start Listed records

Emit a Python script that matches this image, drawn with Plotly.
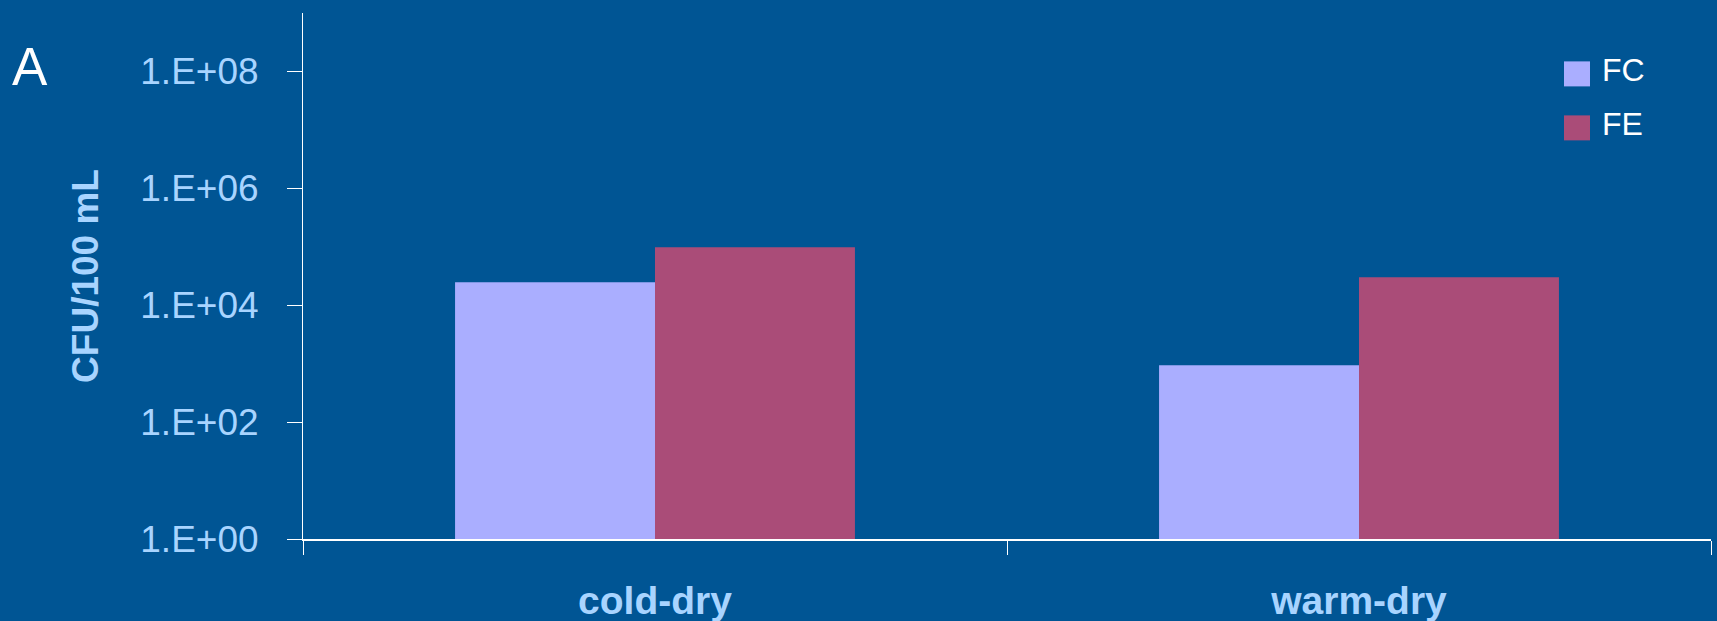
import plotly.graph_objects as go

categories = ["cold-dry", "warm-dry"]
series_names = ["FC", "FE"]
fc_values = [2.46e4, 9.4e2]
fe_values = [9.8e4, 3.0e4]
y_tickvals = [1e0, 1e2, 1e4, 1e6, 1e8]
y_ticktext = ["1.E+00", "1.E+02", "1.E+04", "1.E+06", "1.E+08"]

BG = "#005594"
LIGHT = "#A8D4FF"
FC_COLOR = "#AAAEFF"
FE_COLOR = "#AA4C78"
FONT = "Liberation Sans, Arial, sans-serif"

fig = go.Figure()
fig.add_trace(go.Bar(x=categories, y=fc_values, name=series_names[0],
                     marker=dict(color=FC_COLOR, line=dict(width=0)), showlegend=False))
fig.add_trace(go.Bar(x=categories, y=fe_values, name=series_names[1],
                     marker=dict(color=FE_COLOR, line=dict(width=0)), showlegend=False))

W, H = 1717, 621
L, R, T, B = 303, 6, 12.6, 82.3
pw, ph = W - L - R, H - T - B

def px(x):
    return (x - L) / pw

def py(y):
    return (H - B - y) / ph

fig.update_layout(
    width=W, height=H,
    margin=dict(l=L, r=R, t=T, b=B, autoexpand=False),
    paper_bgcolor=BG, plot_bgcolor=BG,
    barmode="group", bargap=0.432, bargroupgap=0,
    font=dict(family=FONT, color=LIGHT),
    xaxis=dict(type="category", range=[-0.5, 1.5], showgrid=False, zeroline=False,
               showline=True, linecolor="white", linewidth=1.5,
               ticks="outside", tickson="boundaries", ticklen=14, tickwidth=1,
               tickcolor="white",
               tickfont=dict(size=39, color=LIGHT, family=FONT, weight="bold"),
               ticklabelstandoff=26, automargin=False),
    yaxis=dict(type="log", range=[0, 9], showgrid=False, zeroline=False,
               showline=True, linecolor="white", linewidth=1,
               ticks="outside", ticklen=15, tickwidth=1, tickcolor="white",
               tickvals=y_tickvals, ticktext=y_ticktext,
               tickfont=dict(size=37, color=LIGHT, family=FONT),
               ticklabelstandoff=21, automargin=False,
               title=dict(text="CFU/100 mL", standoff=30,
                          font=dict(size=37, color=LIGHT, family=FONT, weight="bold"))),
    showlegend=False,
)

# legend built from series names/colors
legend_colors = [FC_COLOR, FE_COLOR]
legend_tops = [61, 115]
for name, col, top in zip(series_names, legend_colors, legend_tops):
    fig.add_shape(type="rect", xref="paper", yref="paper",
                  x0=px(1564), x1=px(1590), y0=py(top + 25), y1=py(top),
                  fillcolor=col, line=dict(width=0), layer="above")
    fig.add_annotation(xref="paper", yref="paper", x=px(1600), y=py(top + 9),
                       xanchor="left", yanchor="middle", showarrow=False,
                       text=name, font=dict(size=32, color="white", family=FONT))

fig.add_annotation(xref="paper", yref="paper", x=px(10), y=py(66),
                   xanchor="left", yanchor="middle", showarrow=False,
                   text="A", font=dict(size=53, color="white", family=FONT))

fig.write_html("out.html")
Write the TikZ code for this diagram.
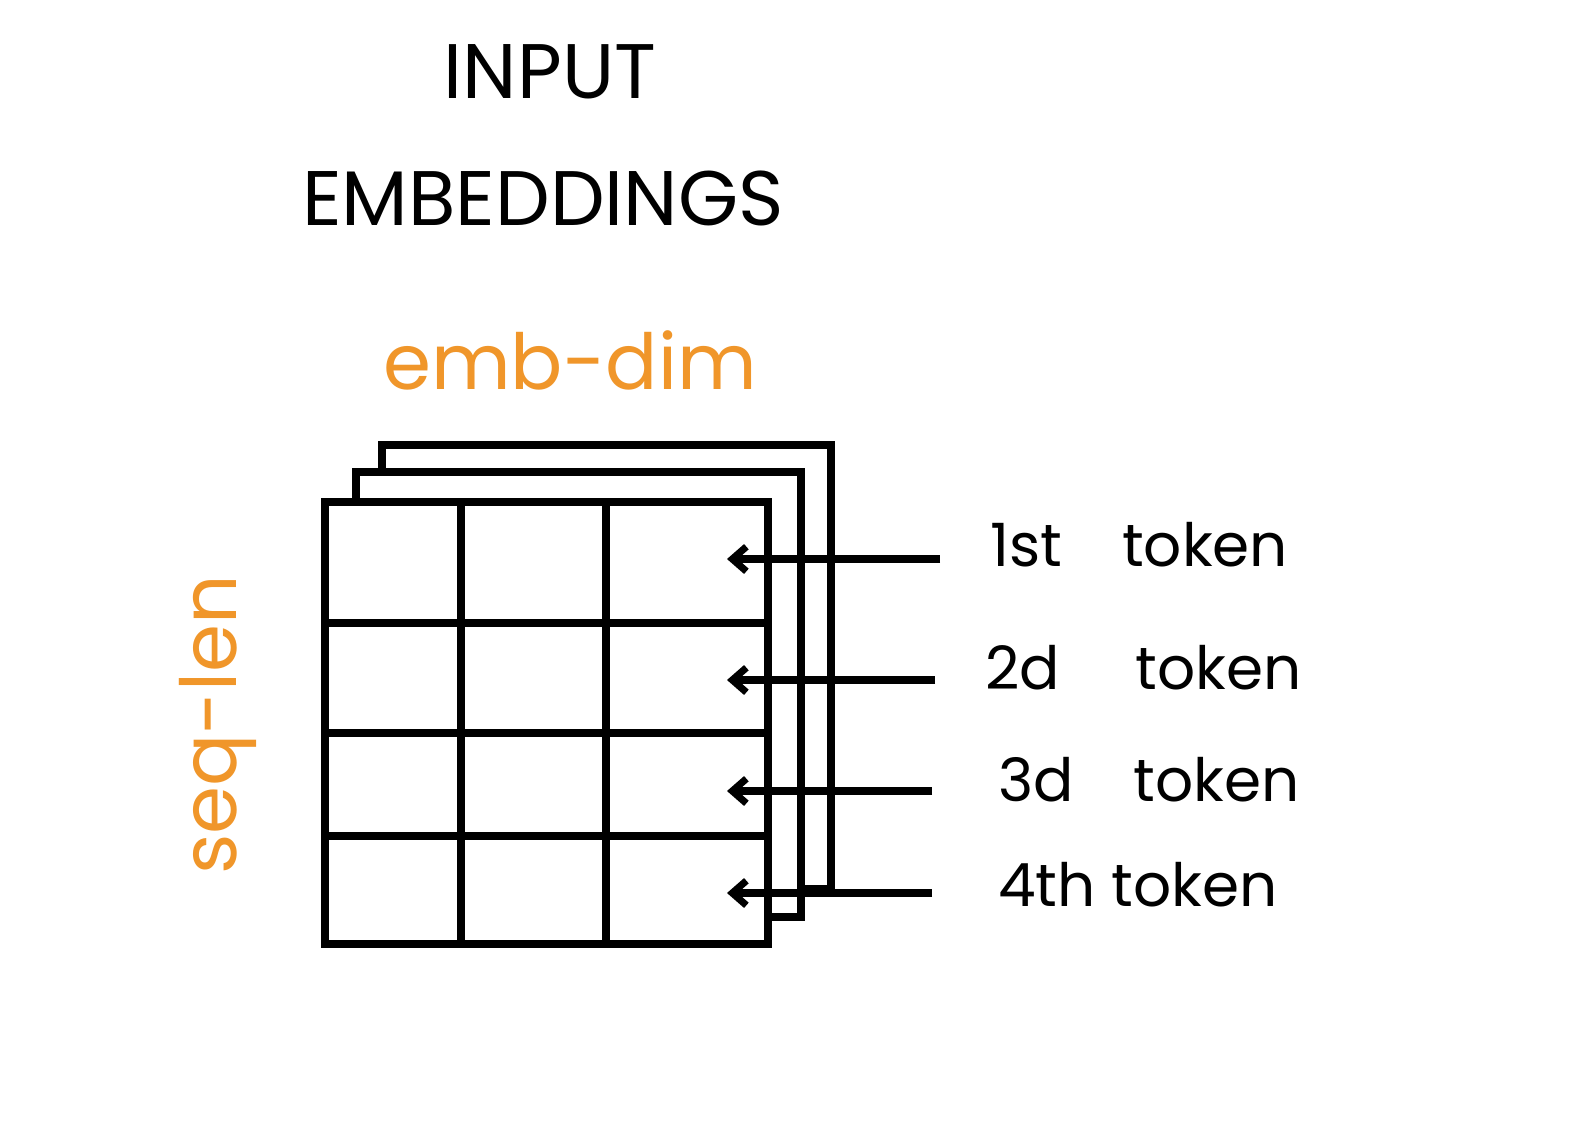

end Listed records

* What to do *
All lines above with "this" in them should be returned.

* Exercise output *
Emit a Python script that matches this image, drawn with Plotly.
Write the TikZ code for this diagram.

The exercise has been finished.